The poem's meter is iambic pentameter: an unstressed beat followed by a stressed beat. "'Tis late to ask a-bun-dance of thy grace." But, the poem has exceptions. Many exceptions. One of the most obvious can be found at the beginning: "At the round earth's […]." The poem has two unstressed beats followed by two stressed beats. The complicated rhythm makes this poem fun to listen to and read aloud.

The first line of the poem sounds like the start of a race: "Take your mark, get set, GO!" vs. "At the round earth's imagined corners, BLOW!" Clearly Donne could not have intended this parallel, but that verb hanging at the end of the first line does set off a frenzy of linguistic energy. The first line carries over into the second without a pause. The technical term for this is enjambment. Holy Sonnet 7 has a lot of enjambment, and if you heard it aloud, you wouldn't know where the lines start and end.

The speaker doesn't actually have the power to start Judgment Day, but he acts like a cheerleader at a race, urging the dead souls to "arise! arise!" and to "go!" to their scattered bodies.

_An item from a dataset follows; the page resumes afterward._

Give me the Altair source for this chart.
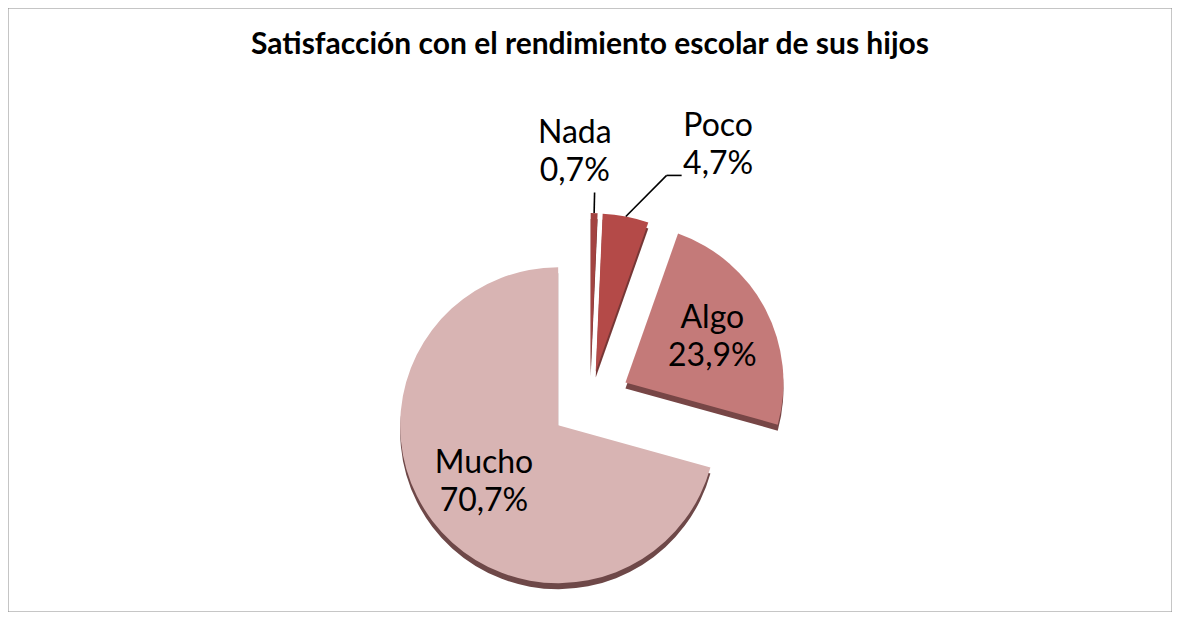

Then the poem pivots on the word "but." At this point, the speaker starts making excuses, and the sound of the poem becomes more dense and legalistic. The whole sonnet is filled with commas and pauses, but after the word "space" in line 9, there is a larger pause, as if the speaker were doubled-over and winded. Having bought himself a moment or two, our speaker tries to justify calling off Judgment Day. At the end, the poem begins to sound more like an official plea to a powerful person, like the "pardon" it describes in the last line.